> Your goal:
All of the listing below must be repeated word for word. Pictures are the only thing to omit.

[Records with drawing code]

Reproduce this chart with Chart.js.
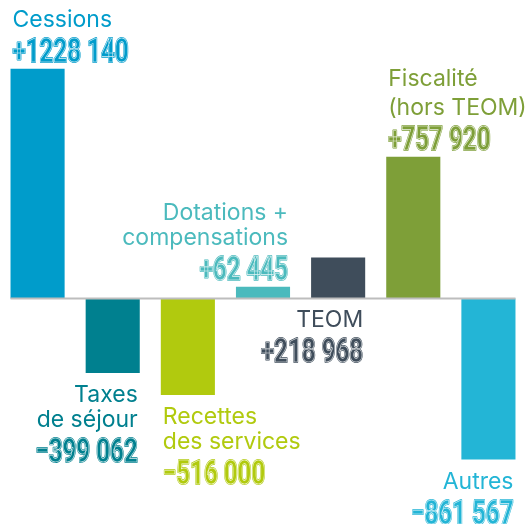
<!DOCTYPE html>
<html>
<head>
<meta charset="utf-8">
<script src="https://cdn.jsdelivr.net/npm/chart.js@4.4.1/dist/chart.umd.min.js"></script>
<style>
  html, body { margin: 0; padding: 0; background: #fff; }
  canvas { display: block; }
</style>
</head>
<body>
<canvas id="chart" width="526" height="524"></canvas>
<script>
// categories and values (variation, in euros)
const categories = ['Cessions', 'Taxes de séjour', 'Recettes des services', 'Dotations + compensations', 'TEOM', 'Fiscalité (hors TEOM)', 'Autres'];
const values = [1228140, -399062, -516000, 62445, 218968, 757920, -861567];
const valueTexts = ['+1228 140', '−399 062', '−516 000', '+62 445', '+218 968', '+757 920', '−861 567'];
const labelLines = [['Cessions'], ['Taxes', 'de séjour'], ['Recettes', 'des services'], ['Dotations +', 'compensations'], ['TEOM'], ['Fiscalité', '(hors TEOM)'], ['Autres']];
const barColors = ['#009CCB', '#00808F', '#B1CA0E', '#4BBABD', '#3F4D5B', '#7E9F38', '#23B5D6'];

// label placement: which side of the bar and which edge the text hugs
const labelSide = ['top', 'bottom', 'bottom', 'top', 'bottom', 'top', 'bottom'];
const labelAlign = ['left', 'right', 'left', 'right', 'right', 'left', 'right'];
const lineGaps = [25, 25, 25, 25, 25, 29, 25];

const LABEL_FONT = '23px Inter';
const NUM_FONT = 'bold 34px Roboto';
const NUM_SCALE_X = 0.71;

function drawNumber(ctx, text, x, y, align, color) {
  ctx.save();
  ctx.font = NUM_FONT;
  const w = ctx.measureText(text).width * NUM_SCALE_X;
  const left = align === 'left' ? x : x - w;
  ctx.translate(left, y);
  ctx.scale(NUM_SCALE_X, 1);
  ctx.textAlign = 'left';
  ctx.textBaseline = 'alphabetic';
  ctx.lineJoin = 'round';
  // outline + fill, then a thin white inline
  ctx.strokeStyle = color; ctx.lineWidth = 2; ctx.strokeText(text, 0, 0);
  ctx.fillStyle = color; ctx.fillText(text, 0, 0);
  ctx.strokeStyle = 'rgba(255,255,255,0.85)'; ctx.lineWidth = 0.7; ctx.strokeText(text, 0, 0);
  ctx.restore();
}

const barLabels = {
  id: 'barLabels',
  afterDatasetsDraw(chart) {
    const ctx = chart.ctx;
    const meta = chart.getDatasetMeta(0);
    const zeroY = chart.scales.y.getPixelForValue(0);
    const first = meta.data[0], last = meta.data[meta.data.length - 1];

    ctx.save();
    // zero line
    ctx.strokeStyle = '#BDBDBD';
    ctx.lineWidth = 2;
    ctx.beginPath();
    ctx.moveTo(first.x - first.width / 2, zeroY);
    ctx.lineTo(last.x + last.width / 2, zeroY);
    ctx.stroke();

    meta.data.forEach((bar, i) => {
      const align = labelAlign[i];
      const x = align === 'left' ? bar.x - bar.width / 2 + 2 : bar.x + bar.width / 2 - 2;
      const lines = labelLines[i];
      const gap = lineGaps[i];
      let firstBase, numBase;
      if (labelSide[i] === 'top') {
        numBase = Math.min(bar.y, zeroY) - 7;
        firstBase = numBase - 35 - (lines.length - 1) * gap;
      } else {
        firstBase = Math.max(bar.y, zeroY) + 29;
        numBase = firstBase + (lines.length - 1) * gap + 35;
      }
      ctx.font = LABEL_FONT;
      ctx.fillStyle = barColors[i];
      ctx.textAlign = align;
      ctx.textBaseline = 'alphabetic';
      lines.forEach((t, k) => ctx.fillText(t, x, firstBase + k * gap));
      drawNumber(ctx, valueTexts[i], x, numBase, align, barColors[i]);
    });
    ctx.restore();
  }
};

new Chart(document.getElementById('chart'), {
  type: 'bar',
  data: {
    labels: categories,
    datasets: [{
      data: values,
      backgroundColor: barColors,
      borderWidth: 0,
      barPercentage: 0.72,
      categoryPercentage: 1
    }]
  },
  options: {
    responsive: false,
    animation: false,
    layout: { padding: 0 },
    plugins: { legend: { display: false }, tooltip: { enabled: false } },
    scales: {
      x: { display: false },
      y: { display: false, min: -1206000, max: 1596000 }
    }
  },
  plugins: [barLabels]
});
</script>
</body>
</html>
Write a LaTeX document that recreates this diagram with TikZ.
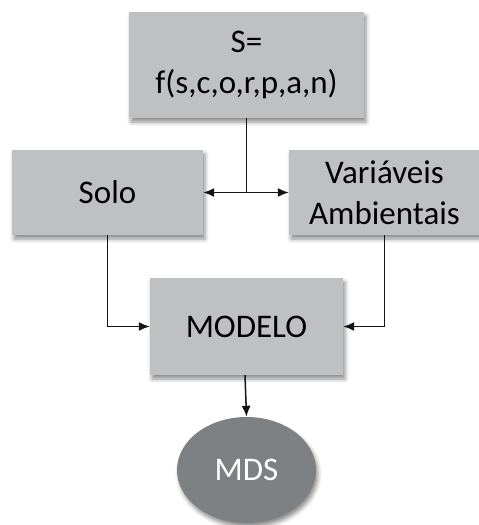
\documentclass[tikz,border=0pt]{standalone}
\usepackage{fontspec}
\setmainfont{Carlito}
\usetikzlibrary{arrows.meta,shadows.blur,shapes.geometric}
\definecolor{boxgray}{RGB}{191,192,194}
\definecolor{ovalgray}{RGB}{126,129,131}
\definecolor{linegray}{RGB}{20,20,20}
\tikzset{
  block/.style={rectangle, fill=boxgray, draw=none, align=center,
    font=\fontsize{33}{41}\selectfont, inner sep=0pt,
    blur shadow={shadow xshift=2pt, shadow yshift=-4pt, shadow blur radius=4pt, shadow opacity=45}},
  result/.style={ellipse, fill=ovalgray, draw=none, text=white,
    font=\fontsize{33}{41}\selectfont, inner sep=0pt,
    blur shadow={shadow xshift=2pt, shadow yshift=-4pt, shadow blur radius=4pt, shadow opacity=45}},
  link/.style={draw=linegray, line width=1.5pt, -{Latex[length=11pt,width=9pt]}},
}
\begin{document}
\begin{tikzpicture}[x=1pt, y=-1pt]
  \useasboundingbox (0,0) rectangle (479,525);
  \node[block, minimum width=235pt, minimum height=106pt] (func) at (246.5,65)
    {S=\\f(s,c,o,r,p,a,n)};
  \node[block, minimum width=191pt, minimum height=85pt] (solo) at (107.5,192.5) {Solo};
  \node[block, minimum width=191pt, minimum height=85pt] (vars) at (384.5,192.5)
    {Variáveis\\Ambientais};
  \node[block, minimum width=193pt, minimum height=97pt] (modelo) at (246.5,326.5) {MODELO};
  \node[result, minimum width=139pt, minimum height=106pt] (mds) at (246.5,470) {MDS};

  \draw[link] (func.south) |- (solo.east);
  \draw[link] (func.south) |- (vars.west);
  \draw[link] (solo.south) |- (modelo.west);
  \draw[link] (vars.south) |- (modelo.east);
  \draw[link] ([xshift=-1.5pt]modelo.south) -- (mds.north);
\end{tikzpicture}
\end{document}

> The completed task:
Reproduce this chart with Chart.js.
<!DOCTYPE html>
<html>
<head>
<meta charset="utf-8">
<script src="https://cdn.jsdelivr.net/npm/chart.js@4.4.1/dist/chart.umd.min.js"></script>
<style>
  html, body { margin: 0; padding: 0; background: #fff; }
  canvas { display: block; }
</style>
</head>
<body>
<canvas id="chart" width="526" height="524"></canvas>
<script>
// categories and values (variation, in euros)
const categories = ['Cessions', 'Taxes de séjour', 'Recettes des services', 'Dotations + compensations', 'TEOM', 'Fiscalité (hors TEOM)', 'Autres'];
const values = [1228140, -399062, -516000, 62445, 218968, 757920, -861567];
const valueTexts = ['+1228 140', '−399 062', '−516 000', '+62 445', '+218 968', '+757 920', '−861 567'];
const labelLines = [['Cessions'], ['Taxes', 'de séjour'], ['Recettes', 'des services'], ['Dotations +', 'compensations'], ['TEOM'], ['Fiscalité', '(hors TEOM)'], ['Autres']];
const barColors = ['#009CCB', '#00808F', '#B1CA0E', '#4BBABD', '#3F4D5B', '#7E9F38', '#23B5D6'];

// label placement: which side of the bar and which edge the text hugs
const labelSide = ['top', 'bottom', 'bottom', 'top', 'bottom', 'top', 'bottom'];
const labelAlign = ['left', 'right', 'left', 'right', 'right', 'left', 'right'];
const lineGaps = [25, 25, 25, 25, 25, 29, 25];

const LABEL_FONT = '23px Inter';
const NUM_FONT = 'bold 34px Roboto';
const NUM_SCALE_X = 0.71;

function drawNumber(ctx, text, x, y, align, color) {
  ctx.save();
  ctx.font = NUM_FONT;
  const w = ctx.measureText(text).width * NUM_SCALE_X;
  const left = align === 'left' ? x : x - w;
  ctx.translate(left, y);
  ctx.scale(NUM_SCALE_X, 1);
  ctx.textAlign = 'left';
  ctx.textBaseline = 'alphabetic';
  ctx.lineJoin = 'round';
  // outline + fill, then a thin white inline
  ctx.strokeStyle = color; ctx.lineWidth = 2; ctx.strokeText(text, 0, 0);
  ctx.fillStyle = color; ctx.fillText(text, 0, 0);
  ctx.strokeStyle = 'rgba(255,255,255,0.85)'; ctx.lineWidth = 0.7; ctx.strokeText(text, 0, 0);
  ctx.restore();
}

const barLabels = {
  id: 'barLabels',
  afterDatasetsDraw(chart) {
    const ctx = chart.ctx;
    const meta = chart.getDatasetMeta(0);
    const zeroY = chart.scales.y.getPixelForValue(0);
    const first = meta.data[0], last = meta.data[meta.data.length - 1];

    ctx.save();
    // zero line
    ctx.strokeStyle = '#BDBDBD';
    ctx.lineWidth = 2;
    ctx.beginPath();
    ctx.moveTo(first.x - first.width / 2, zeroY);
    ctx.lineTo(last.x + last.width / 2, zeroY);
    ctx.stroke();

    meta.data.forEach((bar, i) => {
      const align = labelAlign[i];
      const x = align === 'left' ? bar.x - bar.width / 2 + 2 : bar.x + bar.width / 2 - 2;
      const lines = labelLines[i];
      const gap = lineGaps[i];
      let firstBase, numBase;
      if (labelSide[i] === 'top') {
        numBase = Math.min(bar.y, zeroY) - 7;
        firstBase = numBase - 35 - (lines.length - 1) * gap;
      } else {
        firstBase = Math.max(bar.y, zeroY) + 29;
        numBase = firstBase + (lines.length - 1) * gap + 35;
      }
      ctx.font = LABEL_FONT;
      ctx.fillStyle = barColors[i];
      ctx.textAlign = align;
      ctx.textBaseline = 'alphabetic';
      lines.forEach((t, k) => ctx.fillText(t, x, firstBase + k * gap));
      drawNumber(ctx, valueTexts[i], x, numBase, align, barColors[i]);
    });
    ctx.restore();
  }
};

new Chart(document.getElementById('chart'), {
  type: 'bar',
  data: {
    labels: categories,
    datasets: [{
      data: values,
      backgroundColor: barColors,
      borderWidth: 0,
      barPercentage: 0.72,
      categoryPercentage: 1
    }]
  },
  options: {
    responsive: false,
    animation: false,
    layout: { padding: 0 },
    plugins: { legend: { display: false }, tooltip: { enabled: false } },
    scales: {
      x: { display: false },
      y: { display: false, min: -1206000, max: 1596000 }
    }
  },
  plugins: [barLabels]
});
</script>
</body>
</html>
Write a LaTeX document that recreates this diagram with TikZ.
\documentclass[tikz,border=0pt]{standalone}
\usepackage{fontspec}
\setmainfont{Carlito}
\usetikzlibrary{arrows.meta,shadows.blur,shapes.geometric}
\definecolor{boxgray}{RGB}{191,192,194}
\definecolor{ovalgray}{RGB}{126,129,131}
\definecolor{linegray}{RGB}{20,20,20}
\tikzset{
  block/.style={rectangle, fill=boxgray, draw=none, align=center,
    font=\fontsize{33}{41}\selectfont, inner sep=0pt,
    blur shadow={shadow xshift=2pt, shadow yshift=-4pt, shadow blur radius=4pt, shadow opacity=45}},
  result/.style={ellipse, fill=ovalgray, draw=none, text=white,
    font=\fontsize{33}{41}\selectfont, inner sep=0pt,
    blur shadow={shadow xshift=2pt, shadow yshift=-4pt, shadow blur radius=4pt, shadow opacity=45}},
  link/.style={draw=linegray, line width=1.5pt, -{Latex[length=11pt,width=9pt]}},
}
\begin{document}
\begin{tikzpicture}[x=1pt, y=-1pt]
  \useasboundingbox (0,0) rectangle (479,525);
  \node[block, minimum width=235pt, minimum height=106pt] (func) at (246.5,65)
    {S=\\f(s,c,o,r,p,a,n)};
  \node[block, minimum width=191pt, minimum height=85pt] (solo) at (107.5,192.5) {Solo};
  \node[block, minimum width=191pt, minimum height=85pt] (vars) at (384.5,192.5)
    {Variáveis\\Ambientais};
  \node[block, minimum width=193pt, minimum height=97pt] (modelo) at (246.5,326.5) {MODELO};
  \node[result, minimum width=139pt, minimum height=106pt] (mds) at (246.5,470) {MDS};

  \draw[link] (func.south) |- (solo.east);
  \draw[link] (func.south) |- (vars.west);
  \draw[link] (solo.south) |- (modelo.west);
  \draw[link] (vars.south) |- (modelo.east);
  \draw[link] ([xshift=-1.5pt]modelo.south) -- (mds.north);
\end{tikzpicture}
\end{document}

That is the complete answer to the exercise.